● Goal: Exactly as written, please set down all of the entries again, with no pictures.
--------------------------------------------------
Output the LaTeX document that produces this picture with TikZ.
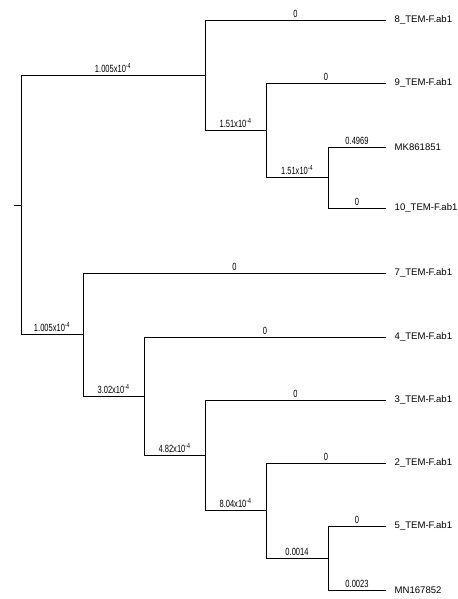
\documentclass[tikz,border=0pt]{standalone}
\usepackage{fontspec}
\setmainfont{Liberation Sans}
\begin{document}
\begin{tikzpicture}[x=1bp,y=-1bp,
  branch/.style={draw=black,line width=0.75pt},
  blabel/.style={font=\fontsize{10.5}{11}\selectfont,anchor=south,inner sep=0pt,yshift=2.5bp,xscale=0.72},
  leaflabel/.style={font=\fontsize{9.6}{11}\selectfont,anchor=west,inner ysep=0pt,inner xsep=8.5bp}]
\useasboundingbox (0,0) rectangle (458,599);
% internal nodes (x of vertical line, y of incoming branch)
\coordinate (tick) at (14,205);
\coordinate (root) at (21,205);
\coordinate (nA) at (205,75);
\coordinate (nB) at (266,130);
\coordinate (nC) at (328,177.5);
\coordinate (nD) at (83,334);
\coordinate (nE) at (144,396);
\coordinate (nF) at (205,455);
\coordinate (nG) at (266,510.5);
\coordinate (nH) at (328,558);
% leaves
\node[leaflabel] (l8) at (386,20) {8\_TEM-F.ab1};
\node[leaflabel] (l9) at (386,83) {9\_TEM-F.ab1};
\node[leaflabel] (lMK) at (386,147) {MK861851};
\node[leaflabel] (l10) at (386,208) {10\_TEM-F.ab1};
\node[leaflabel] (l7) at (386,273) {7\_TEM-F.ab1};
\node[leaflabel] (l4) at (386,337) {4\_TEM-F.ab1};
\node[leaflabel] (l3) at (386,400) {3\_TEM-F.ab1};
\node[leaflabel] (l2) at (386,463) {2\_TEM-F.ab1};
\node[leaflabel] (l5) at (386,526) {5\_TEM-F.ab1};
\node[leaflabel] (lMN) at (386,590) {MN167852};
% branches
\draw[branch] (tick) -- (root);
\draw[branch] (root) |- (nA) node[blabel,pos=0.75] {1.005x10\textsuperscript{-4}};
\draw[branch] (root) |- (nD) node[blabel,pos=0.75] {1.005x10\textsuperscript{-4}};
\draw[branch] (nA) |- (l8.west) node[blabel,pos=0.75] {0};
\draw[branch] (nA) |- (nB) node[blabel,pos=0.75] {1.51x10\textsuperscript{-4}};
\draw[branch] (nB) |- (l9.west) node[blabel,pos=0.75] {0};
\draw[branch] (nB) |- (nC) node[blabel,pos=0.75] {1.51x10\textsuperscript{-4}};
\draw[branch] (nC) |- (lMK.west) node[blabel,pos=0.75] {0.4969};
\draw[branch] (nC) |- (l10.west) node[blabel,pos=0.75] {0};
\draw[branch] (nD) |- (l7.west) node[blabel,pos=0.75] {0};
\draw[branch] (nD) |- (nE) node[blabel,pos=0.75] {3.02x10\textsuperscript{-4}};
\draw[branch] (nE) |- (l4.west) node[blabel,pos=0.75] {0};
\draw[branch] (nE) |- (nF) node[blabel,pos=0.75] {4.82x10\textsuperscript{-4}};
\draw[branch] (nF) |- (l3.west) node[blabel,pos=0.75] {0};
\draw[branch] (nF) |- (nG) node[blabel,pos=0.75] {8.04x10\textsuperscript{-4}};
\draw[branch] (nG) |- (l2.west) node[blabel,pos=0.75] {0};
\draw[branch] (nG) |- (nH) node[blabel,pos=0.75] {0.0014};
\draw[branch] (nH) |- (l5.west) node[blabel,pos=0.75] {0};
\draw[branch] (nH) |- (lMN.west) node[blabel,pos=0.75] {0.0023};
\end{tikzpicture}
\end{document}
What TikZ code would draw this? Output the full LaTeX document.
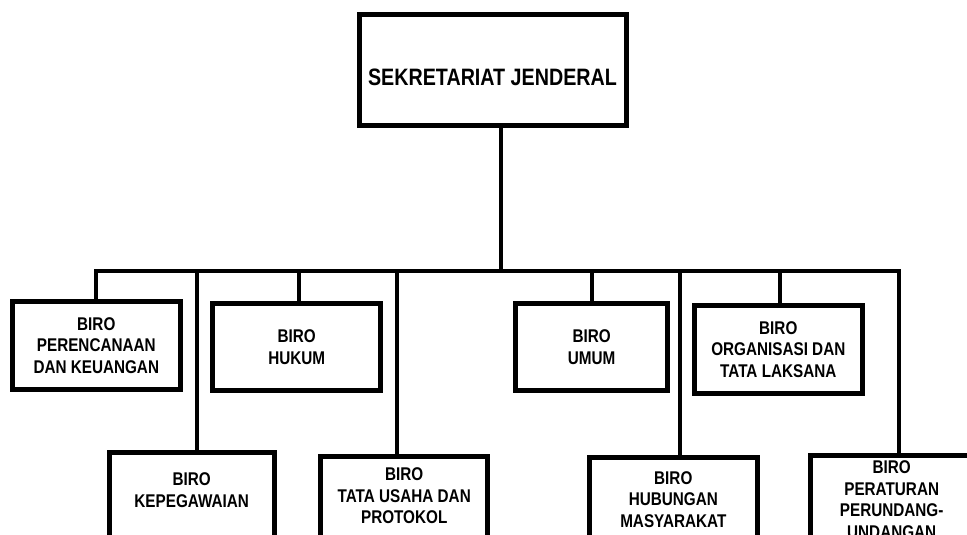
--------------------------------------------------
● Problem solution:
Output the LaTeX document that produces this picture with TikZ.
\documentclass[tikz,border=0pt]{standalone}
\usepackage{fontspec}
\setmainfont{Liberation Sans}
\begin{document}
\begin{tikzpicture}[x=1bp,y=-1bp,
  branch/.style={draw=black,line width=0.75pt},
  blabel/.style={font=\fontsize{10.5}{11}\selectfont,anchor=south,inner sep=0pt,yshift=2.5bp,xscale=0.72},
  leaflabel/.style={font=\fontsize{9.6}{11}\selectfont,anchor=west,inner ysep=0pt,inner xsep=8.5bp}]
\useasboundingbox (0,0) rectangle (458,599);
% internal nodes (x of vertical line, y of incoming branch)
\coordinate (tick) at (14,205);
\coordinate (root) at (21,205);
\coordinate (nA) at (205,75);
\coordinate (nB) at (266,130);
\coordinate (nC) at (328,177.5);
\coordinate (nD) at (83,334);
\coordinate (nE) at (144,396);
\coordinate (nF) at (205,455);
\coordinate (nG) at (266,510.5);
\coordinate (nH) at (328,558);
% leaves
\node[leaflabel] (l8) at (386,20) {8\_TEM-F.ab1};
\node[leaflabel] (l9) at (386,83) {9\_TEM-F.ab1};
\node[leaflabel] (lMK) at (386,147) {MK861851};
\node[leaflabel] (l10) at (386,208) {10\_TEM-F.ab1};
\node[leaflabel] (l7) at (386,273) {7\_TEM-F.ab1};
\node[leaflabel] (l4) at (386,337) {4\_TEM-F.ab1};
\node[leaflabel] (l3) at (386,400) {3\_TEM-F.ab1};
\node[leaflabel] (l2) at (386,463) {2\_TEM-F.ab1};
\node[leaflabel] (l5) at (386,526) {5\_TEM-F.ab1};
\node[leaflabel] (lMN) at (386,590) {MN167852};
% branches
\draw[branch] (tick) -- (root);
\draw[branch] (root) |- (nA) node[blabel,pos=0.75] {1.005x10\textsuperscript{-4}};
\draw[branch] (root) |- (nD) node[blabel,pos=0.75] {1.005x10\textsuperscript{-4}};
\draw[branch] (nA) |- (l8.west) node[blabel,pos=0.75] {0};
\draw[branch] (nA) |- (nB) node[blabel,pos=0.75] {1.51x10\textsuperscript{-4}};
\draw[branch] (nB) |- (l9.west) node[blabel,pos=0.75] {0};
\draw[branch] (nB) |- (nC) node[blabel,pos=0.75] {1.51x10\textsuperscript{-4}};
\draw[branch] (nC) |- (lMK.west) node[blabel,pos=0.75] {0.4969};
\draw[branch] (nC) |- (l10.west) node[blabel,pos=0.75] {0};
\draw[branch] (nD) |- (l7.west) node[blabel,pos=0.75] {0};
\draw[branch] (nD) |- (nE) node[blabel,pos=0.75] {3.02x10\textsuperscript{-4}};
\draw[branch] (nE) |- (l4.west) node[blabel,pos=0.75] {0};
\draw[branch] (nE) |- (nF) node[blabel,pos=0.75] {4.82x10\textsuperscript{-4}};
\draw[branch] (nF) |- (l3.west) node[blabel,pos=0.75] {0};
\draw[branch] (nF) |- (nG) node[blabel,pos=0.75] {8.04x10\textsuperscript{-4}};
\draw[branch] (nG) |- (l2.west) node[blabel,pos=0.75] {0};
\draw[branch] (nG) |- (nH) node[blabel,pos=0.75] {0.0014};
\draw[branch] (nH) |- (l5.west) node[blabel,pos=0.75] {0};
\draw[branch] (nH) |- (lMN.west) node[blabel,pos=0.75] {0.0023};
\end{tikzpicture}
\end{document}
What TikZ code would draw this? Output the full LaTeX document.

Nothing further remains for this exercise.